From Matt: “Do you consider the Bengals to be a mediocre football team, or is the league mediocre, considering there are 25 others just like them in the National Football League?”

MATT: With two wins over the talented Baltimore Ravens, I considered the Bengals a very good team until they got humiliated by the Cleveland Browns, 24-3, on Thursday Night Football. Quarterback Andy Dalton was, in a word, awful. He needs to get his confidence back because the Bengals (5-3-1) hit the road for three straight games — at New Orleans, Houston and Tampa Bay. Five of their final seven games are on the road and their two home games are against Pittsburgh and Denver. It’s going to be difficult to reach the magic number of 10 victories. I see the Bengals finishing 9-6-1 with their playoff hopes in jeopardy.

From Joe B: ” (Press Pros) recently wrote that the Denver Broncos are the most over-hyped team in football. Where would the Bengals rank on that list?”

JOE: The Bengals deserve to be the least-hyped team in the league because they haven’t won a playoff game since Jan. 6, 1991 — the longest current postseason victory drought in the NFL. Marvin Lewis earned a Super Bowl ring as defensive coordinator of the Baltimore Ravens. His playoff record as Cincinnati’s head coach: 0-5. Dalton’s playoff record: 0-3. The Bengals got tons of love after their 3-0 start, but two of the early victories came against Atlanta and Tennessee. And they still haven’t proven they can win when the lights come on.

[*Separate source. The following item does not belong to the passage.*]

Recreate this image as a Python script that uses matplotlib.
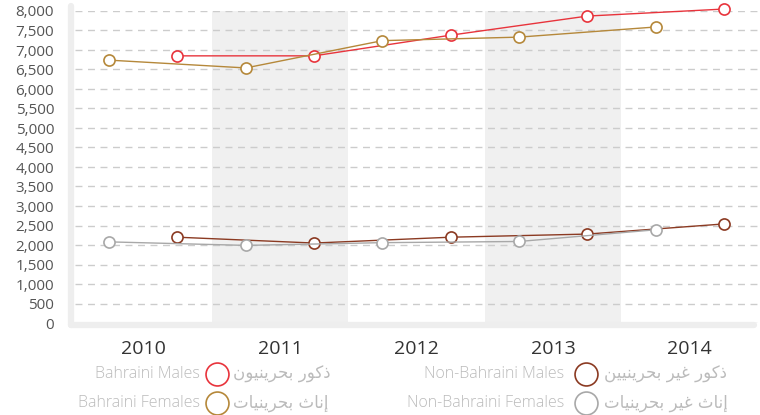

In big games, they play small.

The Keyhole, in Newport, is proud to sponsor coverage of the MAC athletic conference on Press Pros.

From Corey: “The Browns and Bengals used to be a big rivalry, but I don’t hear much about it anymore. Why?”

COREY: Generations of fans don’t realize just how good these two franchises once were and how intense the “Battle of Ohio” once was. The Bengals were awesome in the 1980s, reaching the Super Bowl twice (after the 1981 and 1988 seasons) only to lose both times to the San Francisco 49ers. The Browns were a dynasty in the 1950s and 1960s, last winning the NFL championship in 1964. They were denied AFC titles and Super Bowl bids following the 1986 and 1987 seasons by the Denver Broncos in a pair of memorable games known as “The Drive” and “The Fumble.” The “Battle of Ohio” rivalry was especially intense when club owners Paul Brown (Bengals) and Art Modell (Browns) were alive. That’s because Modell fired Brown as Cleveland’s head coach after the 1962 season. The rivalry will heat up again as soon as both teams become consistent winners.

From Tim: “Andre Smith is the most out-of-shape human being in the world playing football. Why to the Bengals allow him to look that way?”

TIM: Smith is a big man — 6 feet, 4 inches and 340 pounds. He’s not the first NFL player to have a stomach that resembles a sack of flour bulging from a cupboard. Teams don’t care what players look like. They care about how they play. Smith was a shutdown left offensive tackle at Alabama. He’s more suited for right tackle with the Bengals because he’s a road-grading run blocker and solid pass protector. He sat out the Cleveland game after suffering an ankle injury Week 9 against the Jaguars. Marshall Newhouse replaced Smith opposite left tackle Andrew Whitworth, and Newhouse has struggled mightily. The Bengals desperately need a healthy Smith for the season’s stretch run.